A screening organized in conjunction with the UC Center for Film and Media Studies
Presenters: Michael Gott, University of Cincinnati Center for Film & Media Studies and Valentine Umansky, Curatorial Fellow of Lens-Based Arts, Contemporary Arts Center, Cincinnati
Doors at 6:15PM, screening at 6:45PM
Sérgio Tréfaut: Treblinka, 2016, 61’, fiction
Portuguese filmmaker Sérgio Tréfaut has used fiction and documentary techniques to tell stories in his work. Treblinka combines aspects of both, recounting the experiences of survivors on their way to the Treblinka death camp. Based on the memoirs by Chil Rajchman, Treblinka: A Survivor’s Memory, Tréfaut’s film recreates train voyages in contemporary Europe in order to question how we see—and no longer see—images of horror. Tréfaut’s approach is to suggest that voice becomes more important than image in representations of trauma. Viewers see only fleeting reflections and glimpses as the trains traverse Poland, Ukraine, and Russia while actors read translations of Rajchman’s memoirs and fragments of other conversations the director had with survivors.

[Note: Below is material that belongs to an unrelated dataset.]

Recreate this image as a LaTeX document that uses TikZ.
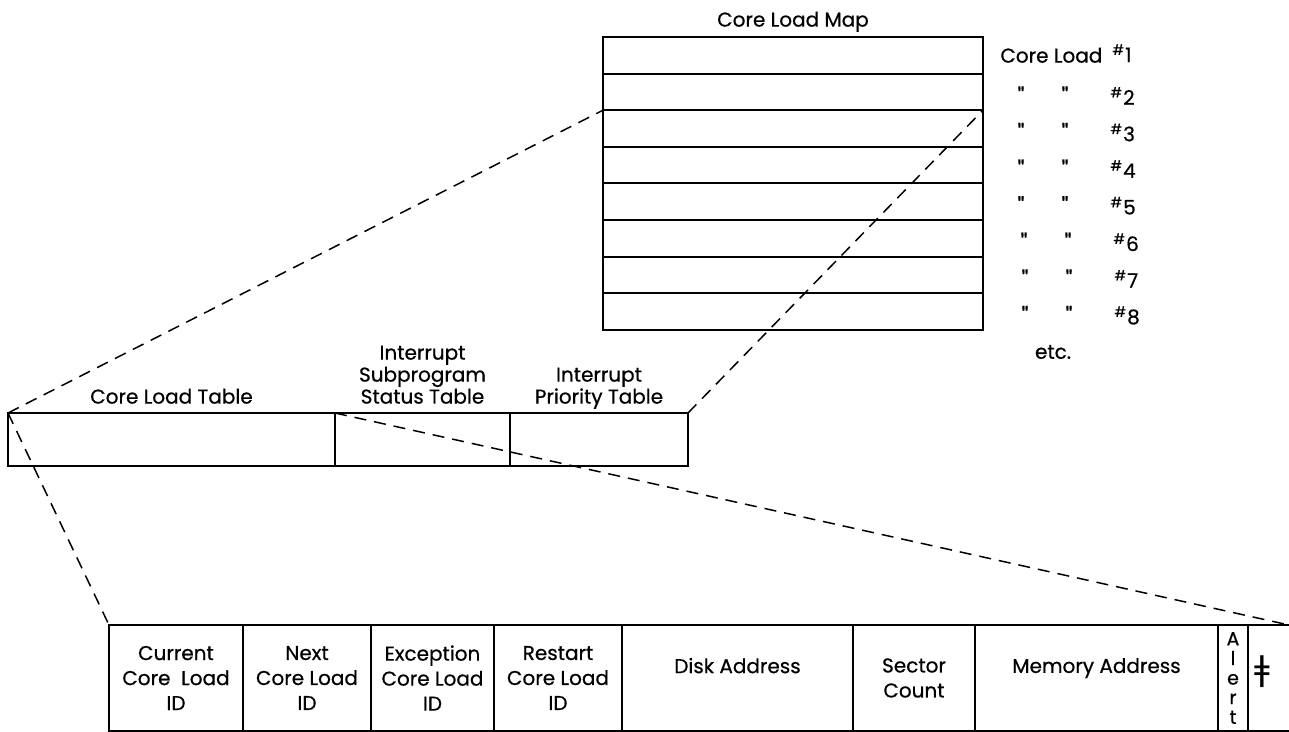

Damjan Kozole, Borders, 8’, documentary
Slovenian director Damjan Kozole is best known for his 2003 film Rezervni deli (Spare Parts), which follows the perilous side of clandestine migration into Europe via the Balkans. Borders, which premiered at the 2016 Sarajevo Film Festival, is both an update of sorts to that acclaimed work and Kozole’s response to the “migrant crisis” that in Southeast Europe was reaching an apex the second half of 2015. Kozole places a camera at an angle that vividly recalls the Lumière brothers’ Arrival of a Train. Absent any narration or camera movement, Borders reflects on the ethics of representing human misery and re-stages film history.